7) Black Swan Clothing is a firm producing costumes for residents in Econ Town. The total cost of the firm is given by TC = 0.5q2+q+2 where q is the number of costumes produced by Black Swan Clothing. You are also told that the marginal cost curve (MC) for Black Swan Clothing is given by the equation MC = q + 1.Furthermore, assume Black Swan Clothing takes prices as given when choosing the quantity it will produce.

a. How many costumes will the firm produce when price, P, is given as P = $2? How many costumes will the firm produce is P = $1?

b. Draw a graph that represents Black Swan Clothing's marginal cost curve (MC), average variable cost (AVC) and average total cost(ATC) curves. Measure marginal cost, average variable cost, and average total cost on the vertical axis (all three of these cost curves are measured as "$ per unit"). Measure the quantity of costumes on the horizontal axis. Label your graph carefully and completely.

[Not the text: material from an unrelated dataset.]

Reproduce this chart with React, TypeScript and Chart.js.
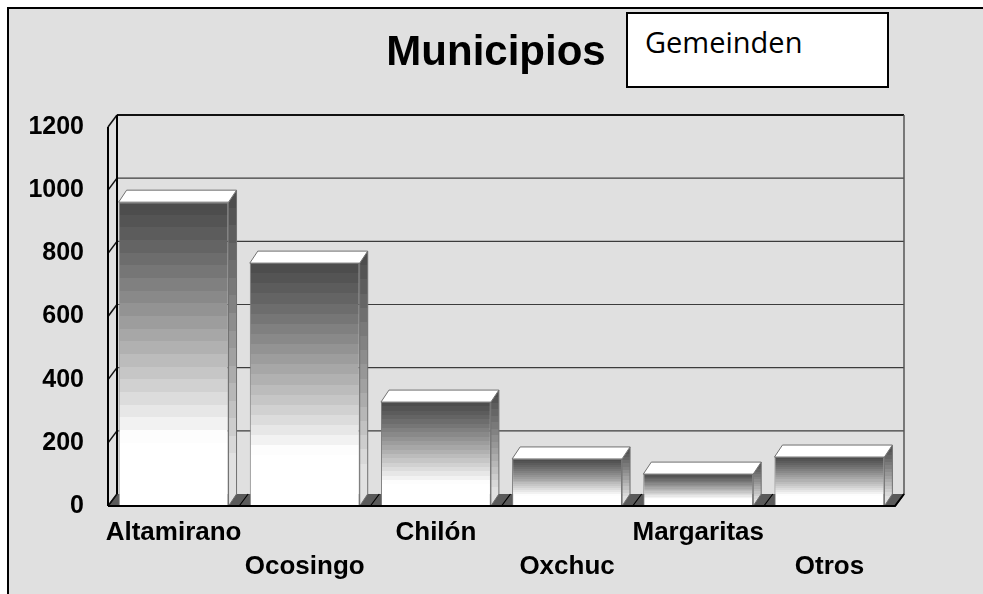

c. What is the firm's breakeven point? Mark it on your diagram from (b).

d. Suppose there are 10 firms in the market, including Black Swan Clothing, which all have the same cost curves. Assume that this market is perfectly competitive. What is the market supply curve given this information? (Hint: first find Black Swan Clothing's supply curve, then think about the market supply curve.)

e. Suppose demand is given by the equation Q^d = 50-10P. Calculate the equilibrium price and quantity. Is the market in long run equilibrium at this price and quantity? Explain your answer.

f. Suppose demand increases to Q^d = 90-10P. What is the new market equilibrium price and quantity in the short-run?

g. Given the situation in (f), how much profit in the short-run does Black Swan Clothing make now? What do you predict will happen to the number of firms in the long run? Explain your prediction.

h. If demand is as is given in (f), how many firms will be in the market in the long run, assuming all firms still have the same cost curves as Black Swan Clothing? (Hint: what does the price have to be if the market is in long run equilibrium?)